Arlington’s overseers originally had told organizers that to erect the monument, they needed only to raise sufficient funds ($30,000) and secure approvals from each of the military’s chief of chaplains. Acting on that, the organizers mounted a vigorous fundraising effort early last year, and assumed that ground soon would be broken.
In November, however, they learned that they had been misinformed.
Patrick Hallinan, the cemetery superintendent at Arlington, told the organizers that his predecessor, John Metzler Jr., failed to mention a law passed in the late 1980s that required congressional approval for new memorials. A major scandal at Arlington had cost Metzler his job.

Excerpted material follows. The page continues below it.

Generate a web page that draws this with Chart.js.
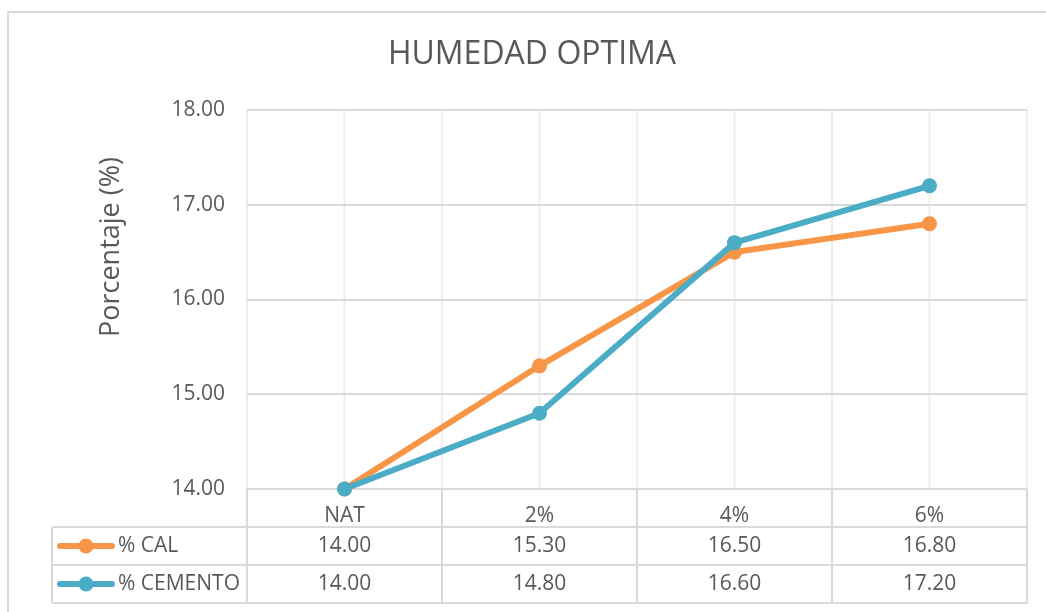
<!DOCTYPE html>
<html lang="es">
<head>
<meta charset="UTF-8">
<title>Humedad óptima</title>
<script src="https://cdn.jsdelivr.net/npm/chart.js@4.4.1/dist/chart.umd.min.js"></script>
<style>
    html, body { margin: 0; padding: 0; background: #fff; }
    #contenedor { width: 1046px; height: 612px; }
</style>
</head>
<body>
<div id="contenedor"><canvas id="chartHumedad"></canvas></div>
<script>
/* ============================================================
   Datos del gráfico
   ============================================================ */
const categorias = ["NAT", "2%", "4%", "6%"];
const serieCal = [14.00, 15.30, 16.50, 16.80];
const serieCemento = [14.00, 14.80, 16.60, 17.20];
const nombresSeries = ["% CAL", "% CEMENTO"];
const ticksY = [14, 15, 16, 17, 18];

const tituloGrafico = "HUMEDAD OPTIMA";
const tituloEjeY = "Porcentaje (%)";

/* ============================================================
   Estilos
   ============================================================ */
const FUENTE = "'Open Sans', sans-serif";
const GRIS_TEXTO = "#595959";
const GRIS_LINEA = "#d9d9d9";
const GRIS_SUAVE = "#eeeeee";
const COLORES = ["#F79646", "#4BACC6"];

const ALTO_FILA = 38;
const IZQ_TABLA = 52;

function linea(ctx, x1, y1, x2, y2) {
    ctx.beginPath();
    ctx.moveTo(x1, y1);
    ctx.lineTo(x2, y2);
    ctx.stroke();
}

/* ============================================================
   Plugin: borde, rejilla vertical, tabla de datos y títulos
   ============================================================ */
const pluginTabla = {
    id: "tablaDatos",

    beforeDraw(chart) {
        const { ctx, chartArea: ca, scales: { x } } = chart;
        const mitad = (x.getPixelForValue(1) - x.getPixelForValue(0)) / 2;

        ctx.save();
        // borde exterior del gráfico (se corta a la derecha y abajo)
        ctx.strokeStyle = GRIS_LINEA;
        ctx.lineWidth = 2;
        ctx.strokeRect(8, 12, chart.width + 20, chart.height + 20);

        // líneas verticales suaves (centros y límites de categoría)
        ctx.strokeStyle = GRIS_SUAVE;
        categorias.forEach((c, i) => {
            const xc = x.getPixelForValue(i);
            linea(ctx, xc, ca.top, xc, ca.bottom);
            linea(ctx, xc - mitad, ca.top, xc - mitad, ca.bottom);
            linea(ctx, xc + mitad, ca.top, xc + mitad, ca.bottom);
        });
        ctx.restore();
    },

    beforeDatasetsDraw(chart) {
        const { ctx, chartArea: ca, scales: { x } } = chart;
        const mitad = (x.getPixelForValue(1) - x.getPixelForValue(0)) / 2;
        const y0 = ca.bottom;
        const yFin = y0 + ALTO_FILA * 3;

        ctx.save();
        ctx.strokeStyle = GRIS_LINEA;
        ctx.lineWidth = 2;

        // filas
        linea(ctx, ca.left, y0, ca.right, y0);
        for (let f = 1; f <= 3; f++) {
            linea(ctx, IZQ_TABLA, y0 + ALTO_FILA * f, ca.right, y0 + ALTO_FILA * f);
        }
        // columnas
        linea(ctx, IZQ_TABLA, y0 + ALTO_FILA, IZQ_TABLA, yFin);
        linea(ctx, ca.left, y0, ca.left, yFin);
        categorias.forEach((c, i) => {
            const xb = x.getPixelForValue(i) + mitad;
            linea(ctx, xb, y0, xb, yFin);
        });

        // filas de valores con su clave de leyenda
        const series = [serieCal, serieCemento];
        ctx.font = "21px " + FUENTE;
        ctx.textBaseline = "middle";
        series.forEach((serie, s) => {
            const yc = y0 + ALTO_FILA * (s + 1) + ALTO_FILA / 2;

            ctx.strokeStyle = COLORES[s];
            ctx.fillStyle = COLORES[s];
            ctx.lineWidth = 6;
            ctx.lineCap = "round";
            linea(ctx, IZQ_TABLA + 8, yc, IZQ_TABLA + 60, yc);
            ctx.beginPath();
            ctx.arc(IZQ_TABLA + 34, yc, 7.5, 0, Math.PI * 2);
            ctx.fill();

            ctx.fillStyle = GRIS_TEXTO;
            ctx.textAlign = "left";
            ctx.fillText(nombresSeries[s], IZQ_TABLA + 66, yc);

            ctx.textAlign = "center";
            serie.forEach((v, i) => {
                ctx.fillText(v.toFixed(2), x.getPixelForValue(i), yc);
            });
        });
        ctx.restore();
    },

    afterDraw(chart) {
        const ctx = chart.ctx;
        ctx.save();
        ctx.fillStyle = GRIS_TEXTO;
        ctx.textAlign = "center";
        ctx.textBaseline = "middle";

        ctx.font = "32px " + FUENTE;
        ctx.fillText(tituloGrafico, 532, 55);

        ctx.translate(111, 247);
        ctx.rotate(-Math.PI / 2);
        ctx.font = "27px " + FUENTE;
        ctx.fillText(tituloEjeY, 0, 0);
        ctx.restore();
    }
};

/* ============================================================
   Gráfico
   ============================================================ */
function serie(nombre, datos, color, orden) {
    return {
        label: nombre,
        data: datos,
        order: orden,
        borderColor: color,
        backgroundColor: color,
        borderWidth: 6,
        pointRadius: 7.5,
        pointBorderWidth: 0,
        pointBackgroundColor: color,
        tension: 0,
        fill: false,
        clip: false
    };
}

new Chart(document.getElementById("chartHumedad"), {
    type: "line",
    data: {
        labels: categorias,
        datasets: [
            serie(nombresSeries[0], serieCal, COLORES[0], 1),
            serie(nombresSeries[1], serieCemento, COLORES[1], 0)
        ]
    },
    options: {
        responsive: true,
        maintainAspectRatio: false,
        animation: false,
        events: [],
        layout: { padding: { top: 110, right: 19, bottom: 9, left: 0 } },
        plugins: {
            legend: { display: false },
            tooltip: { enabled: false },
            title: { display: false }
        },
        scales: {
            x: {
                offset: true,
                grid: { display: false },
                border: { display: false },
                ticks: {
                    padding: 6,
                    color: GRIS_TEXTO,
                    font: { family: FUENTE, size: 21 }
                },
                afterFit: s => { s.height = ALTO_FILA * 3; }
            },
            y: {
                min: ticksY[0],
                max: ticksY[ticksY.length - 1],
                grid: { color: GRIS_LINEA, lineWidth: 2, drawTicks: false },
                border: { display: false },
                ticks: {
                    stepSize: ticksY[1] - ticksY[0],
                    padding: 22,
                    color: GRIS_TEXTO,
                    font: { family: FUENTE, size: 21 },
                    callback: v => Number(v).toFixed(2)
                },
                afterFit: s => { s.width = 247; }
            }
        }
    },
    plugins: [pluginTabla]
});
</script>
</body>
</html>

“It was quite frustrating,” said Rear Adm. Harold Robinson, a rabbi and director of the Association of Jewish Chaplains of the Armed Forces and Veterans Affairs, which has spearheaded the project.
Plans called for the monument to stand in a section of Arlington known as Chaplains Hill, which now houses three monuments honoring 242 chaplains of other faiths. The new monument would honor eight Jewish chaplains who perished while on active duty during World War II, two who died during the Cold War and three who lost their lives during the Vietnam War and elsewhere in Southeast Asia.
The congressional resolution that would clear the way for construction of the memorial has been actively supported by a broad swath of the Jewish community, including the American Jewish Committee, the Orthodox Union and the Jewish Council for Public Affairs.
Members of Congress, Daroff said, “are overwhelmingly supportive” of the resolution — once they find out that Jewish chaplains who perished while on active duty have been excluded from Chaplains Hill.
“Unfortunately, most folks don’t know about Chaplains Hill and beyond that, the Jewish chaplains who died,” said Daroff, who is optimistic about the resolution’s chances.
The resolution is slowly gaining traction in both chambers — the resolutions have been referred to their appropriate committees for consideration.
The House version had 24 co-sponsors as of Feb. 15 (none of them from Maryland), while the Senate version had four, including Sen. Benjamin Cardin (D-Md.), who is Jewish.
Cardin, in a statement to the Washington Jewish Week, said it is critical “that Jewish chaplains who died while in active duty serving our nation be honored and remembered on Chaplains Hill along with the chaplains of other faiths.”